The benchmark 10-Year Treasury yield closed out the week at 4.6%. It was 4.50% a week ago. It was 5% 2 weeks hence. Yields have an inverse relation to price. Higher yields mean lower prices in Bondland. Of course, the reverse is true too. The Stock Market has been running in November on the back of lower yields. When yields rise, stock prices have been falling too.
The price of Oil has sunk. WTI fell 15% since the spike off the Israel attack. It has fallen to $75 per barrel. The United States is producing 18 Million barrels per day. That’s the highest ever. That might surprise many, considering it’s happening during the Biden administration. The Saudis have been cutting production in attempts to pump up the price. It hasn’t worked. Demand has slowed, which is playing a role. But both Russia and Iran have been pumping up production to generate much-needed revenues to keep their systems running. What they do with those revenues is a source of controversy and great debate. It’s not to the benefit of America. The answer is clearly playing a role in Israel and Ukraine. Presidents Biden and Xi best be talking about that in the Bay Area next week.
The one-day sell-off didn’t last. Stocks rallied into the weekend. November has been green on Wall Street. A welcome response to the previous 3-month declines. The S&P is in the midst of a pretty tight trading range as the year nears an end. 4200 has held 2 attempts in the sell-off. 4600 is the year’s high. The S&P closed Friday smack dab in the middle. We shall learn a lot more next week, and suspect the seasonal strength will remain. There are never guarantees. Friday, after the close, Moody’s put the USA on credit watch for a downgrade. This is the last remaining AAA rating. We covered this topic at length earlier in the year. Click here if you’d like to re-read.
Panda Bears left the National Zoo this week. Their leases expired. Pandas have lived there for over 50 years.

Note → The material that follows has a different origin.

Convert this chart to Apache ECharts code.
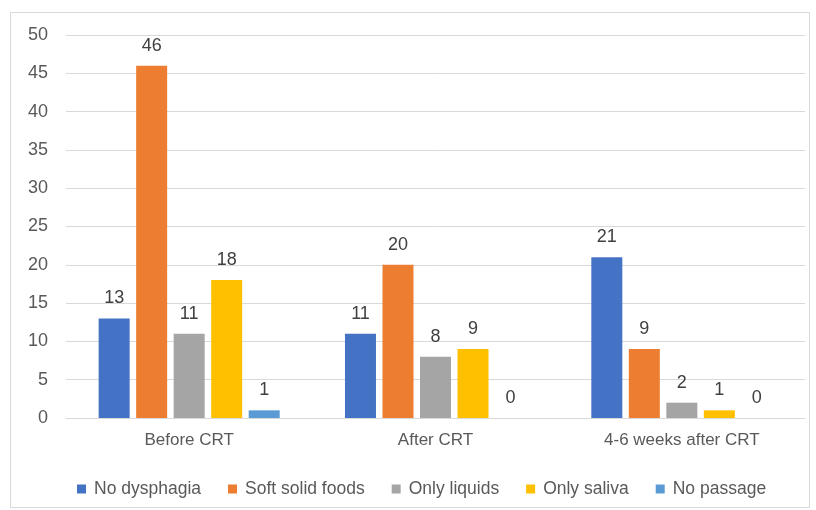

This cannot be a coincidence. Beijing gifted a pair of them to the US to commemorate President Richard Nixon’s visit to China in 1972. There are only 4 pandas left in an American zoo from China. They’re living at Zoo Atlanta. That lease expires next year. If returned, it would mark the end of an era of “Panda Diplomacy.”
For decades, China has given the gift of panda bears to various countries in pursuit of better relations. Its origin began in 1941. China was under siege by Japan in World War II. The United States had been sending aid to the Chinese nationalist government. Madame Chiang Kai-shek, the First Lady, wanted a dramatic way of saying thank you. She sent 2 pandas to America by ship. The destination was San Francisco. Notably, the pandas were crossing the Pacific when Japan bombed Pearl Harbor. They made it through the Golden Gates safely. China changed its Panda policy in 1984. Bears were leased instead of given as a gift. This week, the lease expired in Washington. Perhaps if talks go well next week, we could see a return for the black and white critters. It could launch a new era of Panda Diplomacy, which the World could really use.
Saturday is Veterans Day. Its roots go back to World War I. The holiday grew out of the commemoration of Armistice Day, when fighting between the Allied countries and Germany ended on the 11th hour of the 11th day of the 11th month of the year. We at Bedell Frazier pay honor to those who served our great nation.
Have a nice weekend. We’ll be back, dark and early on Monday.